When Dad gets up, Mom rewarms the burger and fries I bought earlier for him. He eats all the fries, but is kind of pokey with the sandwich, so I get the hunk of cheese out for him to grate. He does a good job at this while I hold the grater over the bowl so that nothing spills over the edges.
I start the water for the macaroni and try to encourage Dad to eat his sandwich, but even after Mom cut it in half for him at his request, and after I melted extra grated cheese on it in the microwave, he just moves it around a little bit on his plate, but doesn’t eat it.
Dad slowly whisks the three eggs in a bowl, and then I take the bowl and, standing out of sight behind him, redo it with fervor. He puts the grated cheese on the hot macaroni and stirs it. Then I pick it up, stand behind him, and stir it all in.
In this way we make the macaroni, adding milk, butter and sour cream. It’s not really Dad’s recipe. It is a Paula Dean recipe he got off the internet when he still used the computer and was in his early-retirement cooking and baking phase.

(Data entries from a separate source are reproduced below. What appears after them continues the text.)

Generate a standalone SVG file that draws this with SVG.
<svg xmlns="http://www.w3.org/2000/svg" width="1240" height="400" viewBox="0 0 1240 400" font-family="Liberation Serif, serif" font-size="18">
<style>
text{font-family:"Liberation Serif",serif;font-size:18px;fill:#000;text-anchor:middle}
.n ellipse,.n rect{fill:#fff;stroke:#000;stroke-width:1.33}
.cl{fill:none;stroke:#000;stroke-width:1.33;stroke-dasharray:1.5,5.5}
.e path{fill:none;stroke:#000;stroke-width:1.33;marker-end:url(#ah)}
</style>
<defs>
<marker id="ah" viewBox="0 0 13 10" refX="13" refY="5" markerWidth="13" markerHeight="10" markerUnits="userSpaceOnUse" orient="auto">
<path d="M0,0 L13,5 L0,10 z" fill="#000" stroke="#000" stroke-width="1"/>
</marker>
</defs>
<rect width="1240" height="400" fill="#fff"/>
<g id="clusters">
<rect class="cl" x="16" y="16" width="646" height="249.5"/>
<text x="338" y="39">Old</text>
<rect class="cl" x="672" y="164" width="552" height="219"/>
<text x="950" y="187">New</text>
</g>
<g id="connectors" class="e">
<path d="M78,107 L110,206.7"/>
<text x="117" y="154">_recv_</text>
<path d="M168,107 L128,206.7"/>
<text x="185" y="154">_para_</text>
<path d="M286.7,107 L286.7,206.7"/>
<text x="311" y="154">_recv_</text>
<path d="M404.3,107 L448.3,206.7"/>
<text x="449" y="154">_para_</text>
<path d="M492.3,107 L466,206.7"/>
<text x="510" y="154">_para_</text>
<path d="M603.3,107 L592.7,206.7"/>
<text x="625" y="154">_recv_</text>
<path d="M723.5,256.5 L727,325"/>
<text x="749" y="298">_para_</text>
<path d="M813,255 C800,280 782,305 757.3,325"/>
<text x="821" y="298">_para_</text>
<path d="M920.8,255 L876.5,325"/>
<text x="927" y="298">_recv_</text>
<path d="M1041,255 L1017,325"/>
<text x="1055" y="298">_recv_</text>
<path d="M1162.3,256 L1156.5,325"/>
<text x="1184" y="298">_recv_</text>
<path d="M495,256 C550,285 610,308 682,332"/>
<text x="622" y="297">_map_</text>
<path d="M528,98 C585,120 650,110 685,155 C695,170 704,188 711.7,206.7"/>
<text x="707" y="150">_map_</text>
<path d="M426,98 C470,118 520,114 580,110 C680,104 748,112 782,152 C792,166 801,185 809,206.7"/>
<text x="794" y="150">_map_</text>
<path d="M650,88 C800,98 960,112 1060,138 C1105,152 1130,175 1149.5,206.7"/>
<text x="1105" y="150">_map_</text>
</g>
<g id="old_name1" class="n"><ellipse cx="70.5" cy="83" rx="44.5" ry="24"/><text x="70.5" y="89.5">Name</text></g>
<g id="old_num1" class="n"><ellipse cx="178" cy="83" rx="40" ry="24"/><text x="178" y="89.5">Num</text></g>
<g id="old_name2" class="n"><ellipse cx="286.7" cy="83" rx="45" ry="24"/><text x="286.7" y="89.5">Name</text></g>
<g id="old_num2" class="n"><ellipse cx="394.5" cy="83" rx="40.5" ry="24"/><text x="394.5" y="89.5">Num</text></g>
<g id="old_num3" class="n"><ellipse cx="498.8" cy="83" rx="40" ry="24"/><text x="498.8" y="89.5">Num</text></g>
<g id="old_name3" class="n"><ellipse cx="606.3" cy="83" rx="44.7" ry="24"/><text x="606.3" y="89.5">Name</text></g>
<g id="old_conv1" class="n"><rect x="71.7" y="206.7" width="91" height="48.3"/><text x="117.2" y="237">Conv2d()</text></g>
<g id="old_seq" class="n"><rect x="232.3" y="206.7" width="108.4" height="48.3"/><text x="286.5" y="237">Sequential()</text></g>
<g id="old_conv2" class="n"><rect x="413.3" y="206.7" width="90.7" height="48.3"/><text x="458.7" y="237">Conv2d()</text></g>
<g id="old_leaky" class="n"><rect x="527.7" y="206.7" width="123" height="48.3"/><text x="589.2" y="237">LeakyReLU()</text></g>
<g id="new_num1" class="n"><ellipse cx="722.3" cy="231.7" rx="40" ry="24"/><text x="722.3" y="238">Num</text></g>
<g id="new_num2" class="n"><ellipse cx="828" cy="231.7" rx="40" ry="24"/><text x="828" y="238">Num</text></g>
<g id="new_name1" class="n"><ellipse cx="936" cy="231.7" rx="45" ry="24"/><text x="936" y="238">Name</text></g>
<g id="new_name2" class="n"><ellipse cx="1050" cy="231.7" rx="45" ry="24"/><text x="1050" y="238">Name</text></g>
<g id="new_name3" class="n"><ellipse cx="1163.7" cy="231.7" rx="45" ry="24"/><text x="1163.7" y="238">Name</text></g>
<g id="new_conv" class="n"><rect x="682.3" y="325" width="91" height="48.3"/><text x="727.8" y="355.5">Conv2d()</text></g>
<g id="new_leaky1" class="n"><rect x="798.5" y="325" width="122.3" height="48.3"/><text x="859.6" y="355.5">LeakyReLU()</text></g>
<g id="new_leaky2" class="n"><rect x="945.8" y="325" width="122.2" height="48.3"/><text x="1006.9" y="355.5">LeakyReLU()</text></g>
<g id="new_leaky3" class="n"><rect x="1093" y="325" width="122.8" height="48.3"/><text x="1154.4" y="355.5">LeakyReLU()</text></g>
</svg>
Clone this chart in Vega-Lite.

We put the macaroni in a rose-colored glass baking dish I had bought for him one Christmas to support his baking hobby. I put the dish in the oven, and then Dad lost interest.
I push him out into the living room in his wheelchair, beside the picture window where he likes to sit and watch outside. I’m not sure what he likes to watch, but he is fairly content watching.
Before I leave to drive home, I cut a 1-inch square out of the corner of the baked macaroni casserole and eat it, probably consuming enough calories for an entire meal in that one little bit. Mom and Dad will eat it for dinner.
I tell Dad good-bye and he says, “Be careful.” Shiny gold nuggets.
It is excellent macaroni. A memorable recipe.